Stated goal → Retype exactly the lines below, beginning with the first and ending with the line where "var yTicks = [40, 60, 80, 100, 120, 140, 160];" appears.
=-=-=
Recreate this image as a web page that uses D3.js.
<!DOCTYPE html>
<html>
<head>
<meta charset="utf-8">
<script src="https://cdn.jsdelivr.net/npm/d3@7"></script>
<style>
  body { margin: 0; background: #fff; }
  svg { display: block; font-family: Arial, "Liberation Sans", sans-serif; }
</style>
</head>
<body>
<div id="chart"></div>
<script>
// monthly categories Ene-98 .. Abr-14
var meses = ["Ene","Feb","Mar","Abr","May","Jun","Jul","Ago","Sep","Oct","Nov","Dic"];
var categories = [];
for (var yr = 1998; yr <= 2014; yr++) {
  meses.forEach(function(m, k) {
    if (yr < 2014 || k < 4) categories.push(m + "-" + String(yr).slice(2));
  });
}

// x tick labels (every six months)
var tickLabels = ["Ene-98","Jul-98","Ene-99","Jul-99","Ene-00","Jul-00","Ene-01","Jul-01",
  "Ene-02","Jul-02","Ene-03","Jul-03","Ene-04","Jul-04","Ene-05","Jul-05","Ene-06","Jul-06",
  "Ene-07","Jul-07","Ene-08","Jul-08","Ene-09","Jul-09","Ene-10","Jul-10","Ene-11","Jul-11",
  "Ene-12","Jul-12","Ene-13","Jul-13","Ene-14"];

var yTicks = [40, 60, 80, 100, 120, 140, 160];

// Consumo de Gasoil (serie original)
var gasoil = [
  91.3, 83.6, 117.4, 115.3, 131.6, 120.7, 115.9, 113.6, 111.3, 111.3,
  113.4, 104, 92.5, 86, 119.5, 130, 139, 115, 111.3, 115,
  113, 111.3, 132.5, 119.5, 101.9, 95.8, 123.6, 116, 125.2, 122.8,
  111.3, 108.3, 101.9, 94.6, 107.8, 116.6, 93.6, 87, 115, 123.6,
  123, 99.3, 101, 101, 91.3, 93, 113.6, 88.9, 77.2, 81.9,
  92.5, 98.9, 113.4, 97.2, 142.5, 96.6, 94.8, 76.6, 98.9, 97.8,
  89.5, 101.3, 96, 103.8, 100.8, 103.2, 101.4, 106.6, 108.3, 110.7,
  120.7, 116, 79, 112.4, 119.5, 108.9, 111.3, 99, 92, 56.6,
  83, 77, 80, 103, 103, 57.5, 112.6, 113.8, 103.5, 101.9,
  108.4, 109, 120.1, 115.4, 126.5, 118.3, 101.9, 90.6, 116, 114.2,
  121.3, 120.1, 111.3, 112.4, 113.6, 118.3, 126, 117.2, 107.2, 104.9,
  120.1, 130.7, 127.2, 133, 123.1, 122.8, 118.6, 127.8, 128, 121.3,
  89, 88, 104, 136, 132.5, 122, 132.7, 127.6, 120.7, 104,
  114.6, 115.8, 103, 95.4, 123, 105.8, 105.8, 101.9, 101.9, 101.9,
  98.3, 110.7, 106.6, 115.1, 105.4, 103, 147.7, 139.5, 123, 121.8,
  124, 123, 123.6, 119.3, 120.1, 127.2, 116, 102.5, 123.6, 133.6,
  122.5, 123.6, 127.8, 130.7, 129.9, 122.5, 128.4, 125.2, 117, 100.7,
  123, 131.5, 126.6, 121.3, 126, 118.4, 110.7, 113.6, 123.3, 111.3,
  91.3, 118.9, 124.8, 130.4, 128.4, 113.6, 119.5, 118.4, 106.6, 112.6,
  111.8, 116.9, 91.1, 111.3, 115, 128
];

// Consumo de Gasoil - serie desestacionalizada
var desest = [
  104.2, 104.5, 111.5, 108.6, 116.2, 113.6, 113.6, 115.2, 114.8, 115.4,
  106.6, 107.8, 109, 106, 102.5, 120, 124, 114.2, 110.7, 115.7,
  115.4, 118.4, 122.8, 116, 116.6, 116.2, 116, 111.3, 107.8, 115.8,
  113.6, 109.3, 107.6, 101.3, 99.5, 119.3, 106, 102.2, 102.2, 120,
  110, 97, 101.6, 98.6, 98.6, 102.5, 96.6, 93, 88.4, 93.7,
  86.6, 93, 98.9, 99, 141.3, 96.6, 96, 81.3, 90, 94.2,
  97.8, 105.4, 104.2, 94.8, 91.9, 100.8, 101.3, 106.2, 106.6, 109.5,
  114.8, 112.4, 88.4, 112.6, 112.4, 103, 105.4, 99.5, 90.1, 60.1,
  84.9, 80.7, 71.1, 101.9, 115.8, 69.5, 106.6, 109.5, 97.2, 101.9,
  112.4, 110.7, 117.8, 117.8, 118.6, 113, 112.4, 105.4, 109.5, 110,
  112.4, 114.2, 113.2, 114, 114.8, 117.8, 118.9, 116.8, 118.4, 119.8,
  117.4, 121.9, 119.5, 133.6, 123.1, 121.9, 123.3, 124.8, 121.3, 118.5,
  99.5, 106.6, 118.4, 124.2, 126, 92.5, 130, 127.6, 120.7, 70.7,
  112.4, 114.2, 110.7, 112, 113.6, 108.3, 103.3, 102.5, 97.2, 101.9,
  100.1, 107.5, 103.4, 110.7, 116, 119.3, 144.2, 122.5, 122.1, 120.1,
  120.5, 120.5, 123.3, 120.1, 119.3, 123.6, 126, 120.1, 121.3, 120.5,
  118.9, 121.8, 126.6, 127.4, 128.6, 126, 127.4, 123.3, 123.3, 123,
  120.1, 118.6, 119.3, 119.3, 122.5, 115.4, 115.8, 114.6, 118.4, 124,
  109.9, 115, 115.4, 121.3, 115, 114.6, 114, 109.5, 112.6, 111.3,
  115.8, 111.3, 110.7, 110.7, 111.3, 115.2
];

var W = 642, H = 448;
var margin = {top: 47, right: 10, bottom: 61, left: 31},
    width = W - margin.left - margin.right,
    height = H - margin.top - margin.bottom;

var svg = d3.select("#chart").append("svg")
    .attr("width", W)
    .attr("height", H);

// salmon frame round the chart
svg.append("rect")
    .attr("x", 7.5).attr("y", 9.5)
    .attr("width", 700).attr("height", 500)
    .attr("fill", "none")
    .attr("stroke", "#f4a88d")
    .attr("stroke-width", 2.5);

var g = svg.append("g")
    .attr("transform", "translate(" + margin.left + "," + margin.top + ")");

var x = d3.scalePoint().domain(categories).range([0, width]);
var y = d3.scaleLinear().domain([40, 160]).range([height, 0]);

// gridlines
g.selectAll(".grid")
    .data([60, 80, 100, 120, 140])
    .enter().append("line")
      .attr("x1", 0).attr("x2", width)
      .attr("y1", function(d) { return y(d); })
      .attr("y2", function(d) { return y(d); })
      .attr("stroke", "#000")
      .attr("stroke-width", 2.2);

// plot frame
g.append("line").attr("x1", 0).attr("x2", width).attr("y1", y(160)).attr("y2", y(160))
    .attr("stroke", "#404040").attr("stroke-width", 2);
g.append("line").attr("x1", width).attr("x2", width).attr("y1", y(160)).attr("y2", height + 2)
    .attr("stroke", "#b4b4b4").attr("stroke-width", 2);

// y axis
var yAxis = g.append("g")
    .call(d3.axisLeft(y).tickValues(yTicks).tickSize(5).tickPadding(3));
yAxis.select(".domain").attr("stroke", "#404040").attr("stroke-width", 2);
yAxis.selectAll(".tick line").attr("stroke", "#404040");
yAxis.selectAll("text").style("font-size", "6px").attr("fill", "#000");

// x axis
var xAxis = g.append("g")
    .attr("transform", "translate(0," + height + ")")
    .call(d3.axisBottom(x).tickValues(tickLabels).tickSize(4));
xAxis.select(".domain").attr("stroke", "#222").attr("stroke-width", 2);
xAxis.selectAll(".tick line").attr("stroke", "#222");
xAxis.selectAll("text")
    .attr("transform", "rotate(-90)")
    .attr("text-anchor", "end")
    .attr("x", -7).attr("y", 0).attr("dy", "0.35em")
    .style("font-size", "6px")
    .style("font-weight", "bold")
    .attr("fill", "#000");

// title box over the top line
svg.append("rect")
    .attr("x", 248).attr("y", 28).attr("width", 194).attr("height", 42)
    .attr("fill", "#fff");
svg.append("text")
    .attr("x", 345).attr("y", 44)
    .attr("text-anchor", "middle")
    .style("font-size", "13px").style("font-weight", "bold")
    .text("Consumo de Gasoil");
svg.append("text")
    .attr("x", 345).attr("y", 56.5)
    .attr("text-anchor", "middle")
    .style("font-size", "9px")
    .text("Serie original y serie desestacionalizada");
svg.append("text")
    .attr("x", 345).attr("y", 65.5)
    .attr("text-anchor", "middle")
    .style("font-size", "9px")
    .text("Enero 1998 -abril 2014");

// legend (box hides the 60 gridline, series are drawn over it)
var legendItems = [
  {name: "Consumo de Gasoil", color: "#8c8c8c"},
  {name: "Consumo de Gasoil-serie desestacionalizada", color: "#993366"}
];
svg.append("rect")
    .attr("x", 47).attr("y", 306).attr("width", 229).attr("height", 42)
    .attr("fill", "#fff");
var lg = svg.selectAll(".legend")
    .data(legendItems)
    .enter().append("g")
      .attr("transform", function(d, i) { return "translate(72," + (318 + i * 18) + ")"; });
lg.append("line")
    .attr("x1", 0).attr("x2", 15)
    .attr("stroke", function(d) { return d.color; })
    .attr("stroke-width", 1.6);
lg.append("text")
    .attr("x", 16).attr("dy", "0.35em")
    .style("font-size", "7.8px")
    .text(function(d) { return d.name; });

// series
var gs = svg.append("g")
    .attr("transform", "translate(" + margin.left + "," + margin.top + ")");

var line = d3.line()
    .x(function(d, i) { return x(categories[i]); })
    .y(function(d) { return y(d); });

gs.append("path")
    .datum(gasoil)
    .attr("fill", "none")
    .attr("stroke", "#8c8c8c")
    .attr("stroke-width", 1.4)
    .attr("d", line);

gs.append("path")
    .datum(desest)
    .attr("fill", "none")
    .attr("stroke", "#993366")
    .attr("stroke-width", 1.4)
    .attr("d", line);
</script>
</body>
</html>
=-=-=
In response →
Recreate this image as a web page that uses D3.js.
<!DOCTYPE html>
<html>
<head>
<meta charset="utf-8">
<script src="https://cdn.jsdelivr.net/npm/d3@7"></script>
<style>
  body { margin: 0; background: #fff; }
  svg { display: block; font-family: Arial, "Liberation Sans", sans-serif; }
</style>
</head>
<body>
<div id="chart"></div>
<script>
// monthly categories Ene-98 .. Abr-14
var meses = ["Ene","Feb","Mar","Abr","May","Jun","Jul","Ago","Sep","Oct","Nov","Dic"];
var categories = [];
for (var yr = 1998; yr <= 2014; yr++) {
  meses.forEach(function(m, k) {
    if (yr < 2014 || k < 4) categories.push(m + "-" + String(yr).slice(2));
  });
}

// x tick labels (every six months)
var tickLabels = ["Ene-98","Jul-98","Ene-99","Jul-99","Ene-00","Jul-00","Ene-01","Jul-01",
  "Ene-02","Jul-02","Ene-03","Jul-03","Ene-04","Jul-04","Ene-05","Jul-05","Ene-06","Jul-06",
  "Ene-07","Jul-07","Ene-08","Jul-08","Ene-09","Jul-09","Ene-10","Jul-10","Ene-11","Jul-11",
  "Ene-12","Jul-12","Ene-13","Jul-13","Ene-14"];

var yTicks = [40, 60, 80, 100, 120, 140, 160];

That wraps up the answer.